Bobby Jack Pearl

Touted as master of the steel guitar

— Bobby Jack Pearl’s lifelong passion for music started after his fingers floated across the strings of a steel guitar as a child.

“Ask anyone in Little Rock or anyone he’s played with, they’ll put him as being the master of his instrument,” said fellow musician Danny Turney. He played a two-neck steel guitar with two different tunings, Turney said, “which is almost like playing two different instruments.”

Pearl, who lived in Beebe, died Tuesday at White County Medical Center in Searcy from kidney failure and cancer complications, said his daughter, Sandy Pearl. He was 77.

When he was about 17 years old, he went out on the road as a musician, and his talent was soon recognized by greats like American Western-swing musician Bob Wills, who had a band called the Texas Playboys.

“Every time they played, it was different because Bob would stand in front with his fiddle [and] when it was time for you to play, he’d point at you,” Turney said. “He said that really kept you on your toes and made you a good musician.”

Dolores King said Pearl was a versatile musician who played alongside her husband, fiddler Kinky King, in the Tommy Trent Band.
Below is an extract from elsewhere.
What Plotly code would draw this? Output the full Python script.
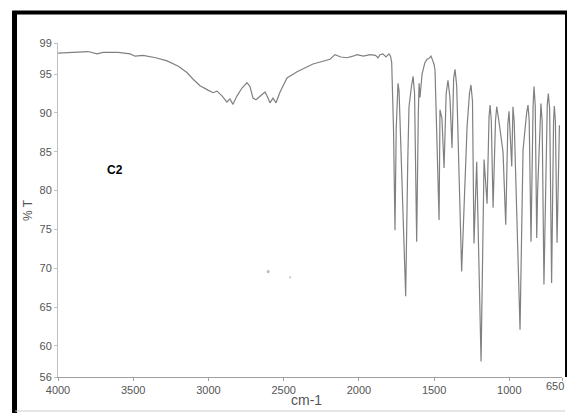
import plotly.graph_objects as go

# IR spectrum of C2
wavenumber = [4000, 3900, 3800, 3741, 3700, 3600, 3520, 3488, 3435, 3350, 3275, 3200, 3143, 3100,
              3056, 3000, 2970, 2943, 2910, 2877, 2857, 2837, 2810, 2777, 2744, 2724, 2704, 2684,
              2657, 2624, 2611, 2591, 2571, 2551, 2524, 2478, 2411, 2305, 2192, 2159, 2120, 2079,
              2040, 2013, 1970, 1926, 1890, 1873, 1860, 1840, 1820, 1800, 1790, 1782, 1770, 1760,
              1752, 1745, 1740, 1733, 1715, 1689, 1675, 1667, 1650, 1640, 1630, 1616, 1605, 1600,
              1594, 1580, 1561, 1547, 1535, 1521, 1510, 1500, 1494, 1487, 1467, 1461, 1448, 1434,
              1420, 1408, 1395, 1381, 1370, 1361, 1350, 1317, 1281, 1265, 1255, 1245, 1235, 1217,
              1188, 1168, 1148, 1135, 1128, 1120, 1108, 1092, 1084, 1070, 1042, 1024, 1010, 1002,
              984, 976, 968, 929, 909, 885, 876, 868, 856, 842, 836, 828, 818, 812, 795, 790,
              782, 770, 748, 741, 732, 719, 706, 701, 694, 683, 667]
transmittance = [97.7, 97.8, 97.9, 97.6, 97.8, 97.8, 97.6, 97.3, 97.4, 97.1, 96.7, 96.0, 95.2, 94.3,
                 93.5, 92.9, 92.6, 92.8, 92.2, 91.4, 91.8, 91.1, 92.2, 93.2, 93.9, 93.4, 91.9, 91.7,
                 92.1, 92.7, 92.2, 91.3, 91.9, 91.3, 92.7, 94.5, 95.3, 96.3, 96.9, 97.5, 97.2, 97.1,
                 97.3, 97.5, 97.3, 97.5, 97.4, 97.1, 97.5, 97.6, 97.2, 97.6, 97.3, 96.5, 88.0, 74.9,
                 88.0, 93.3, 93.8, 92.8, 82.0, 66.4, 84.0, 90.8, 93.5, 94.7, 92.5, 73.4, 90.0, 93.8,
                 92.0, 95.0, 96.5, 96.9, 97.0, 97.3, 96.8, 96.2, 95.5, 90.2, 76.2, 90.4, 89.3, 82.9,
                 92.5, 94.2, 92.0, 85.5, 94.5, 95.6, 93.5, 69.6, 88.2, 92.5, 93.6, 91.5, 73.2, 83.7,
                 58.0, 84.0, 78.3, 89.5, 91.0, 89.0, 77.8, 89.0, 90.8, 89.0, 85.0, 75.6, 88.5, 90.2,
                 83.1, 90.8, 89.0, 62.1, 85.2, 90.0, 91.0, 89.0, 73.4, 91.0, 93.4, 91.0, 73.9, 80.0,
                 89.5, 91.2, 89.0, 67.9, 91.0, 92.5, 90.5, 68.1, 89.0, 90.9, 89.0, 73.3, 88.4]

x_ticks = [4000, 3500, 3000, 2500, 2000, 1500, 1000, 650]
x_tick_labels = ["4000", "3500", "3000", "2500", "2000", "1500", "1000", ""]
last_x_label = "650"
y_ticks = [56, 60, 65, 70, 75, 80, 85, 90, 95, 99]

fig = go.Figure()
fig.add_trace(go.Scatter(x=wavenumber, y=transmittance, mode="lines",
                         line=dict(color="#808080", width=1.2), showlegend=False,
                         hoverinfo="x+y"))

font_family = "Liberation Sans, Arial, sans-serif"
fig.update_layout(
    width=567, height=413,
    margin=dict(l=58, r=5, t=43, b=36, autoexpand=False),
    paper_bgcolor="white", plot_bgcolor="white",
    font=dict(family=font_family, size=11, color="#555555"),
    xaxis=dict(range=[4000, 650], tickvals=x_ticks, ticktext=x_tick_labels,
               showgrid=False, zeroline=False, showline=True, linecolor="#a0a0a0", linewidth=1,
               ticks="outside", ticklen=3, tickcolor="#a0a0a0",
               automargin=False, tickfont=dict(size=11, color="#555555")),
    yaxis=dict(range=[56, 99], tickvals=y_ticks, ticktext=[str(v) for v in y_ticks],
               showgrid=False, zeroline=False, showline=True, linecolor="#c0c0c0", linewidth=1,
               ticks="outside", ticklen=3, tickcolor="#c0c0c0", automargin=False,
               tickfont=dict(size=11, color="#555555")),
    annotations=[
        dict(text="<b>C2</b>", x=3620, y=82.7, xref="x", yref="y", showarrow=False,
             font=dict(size=12, color="black", family=font_family)),
        dict(text=last_x_label, x=1.008, y=-0.027, xref="paper", yref="paper", showarrow=False,
             xanchor="right", yanchor="middle",
             font=dict(size=11, color="#555555", family=font_family)),
        dict(text="cm-1", x=0.494, y=-0.069, xref="paper", yref="paper", showarrow=False,
             xanchor="center", yanchor="middle",
             font=dict(size=14, color="#555555", family=font_family)),
        dict(text="% T", x=-0.0595, y=0.5, xref="paper", yref="paper", showarrow=False,
             xanchor="center", yanchor="middle",
             textangle=-90, font=dict(size=12, color="#555555", family=font_family)),
    ],
    shapes=[
        dict(type="line", xref="paper", yref="paper", x0=-0.0863, x1=-0.0863, y0=1.094, y1=-0.11,
             line=dict(color="black", width=5)),
        dict(type="line", xref="paper", yref="paper", x0=-0.091, x1=1.02, y0=1.091, y1=1.091,
             line=dict(color="black", width=4)),
        dict(type="line", xref="paper", yref="paper", x0=1.008, x1=1.008, y0=1.094, y1=0.0,
             line=dict(color="black", width=2)),
        dict(type="line", xref="paper", yref="paper", x0=-0.085, x1=1.006, y0=-0.1018, y1=-0.1018,
             line=dict(color="#cccccc", width=1)),
        dict(type="circle", xref="paper", yref="paper", x0=0.414, x1=0.420, y0=0.311, y1=0.320,
             fillcolor="#bbbbbb", line=dict(width=0)),
        dict(type="circle", xref="paper", yref="paper", x0=0.458, x1=0.463, y0=0.295, y1=0.302,
             fillcolor="#cccccc", line=dict(width=0)),
    ],
)

fig.write_html("out.html")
“On one of Bob Wills’ [co-written] tunes, ‘I’ll Be Lucky Someday,’ Bobby did a run on that tune on his steel [guitar] ... it was so beautiful, it made me cry every time,” Dolores King said. “That would tickle him, he’d look up and grin.”

Talented, but stubborn, Pearl went to great lengths to protect his custom-made Emmons steel guitar, his daughter said.

“He wouldn’t let anyone carry it. If you breathed on it too hard, he’d get upset,” Sandy Pearl said. “He’d want you to keep the air conditioning at a certain temperature because it would get out of tune.”

He traveled throughout the United States playing in various bands with stars like Ernest Tubb and Jean Shepard, and appeared on television shows like Hee Haw.

“A lot of people would say, ‘Here’s the best steel guitar player you’ll ever hear’ ... or ‘Nobody plays better than this guy Bobby Pearl,’” Sandy Pearl said. “He’d always scrunch his nose up when they’d brag on him like that.”

For several years, he worked with Turney, a bassist and singer, in the Arkansas River Bottom Band. The band usually played five nights a week at the Jimmy Doyle Country Club in North Little Rock and backed up the stars that came to town, from Tom T. Hall to John Michael Montgomery.

Pearl was known as the go-to steel guitarist, but he passed up opportunities to work full time for artists like Toby Keith and Merle Haggard. Fuzzy Owen, who stepped down as Haggard’s steel guitarist to become his manager in the early years, suggested Pearl as a replacement.

“Merle Haggard came into town to see Bobby” and quickly hired him, Turney said. “Bobby was a little hot-tempered back then. He thought Fuzzy made a pass at his wife, so he punched him. ... He said he didn’t want to work for anyone who had that guy as a manager.”

“That was Bobby Pearl — he’d punch you out in a minute, but he’d stand with you through anything,” Turney said.

Pearl was greatly respected in musician circles and continued playing, even as his mind declined in later years.

“He was playing every day,” Sandy Pearl said. “He’d sit down at it and just pick on the strings a little bit over the past few months.”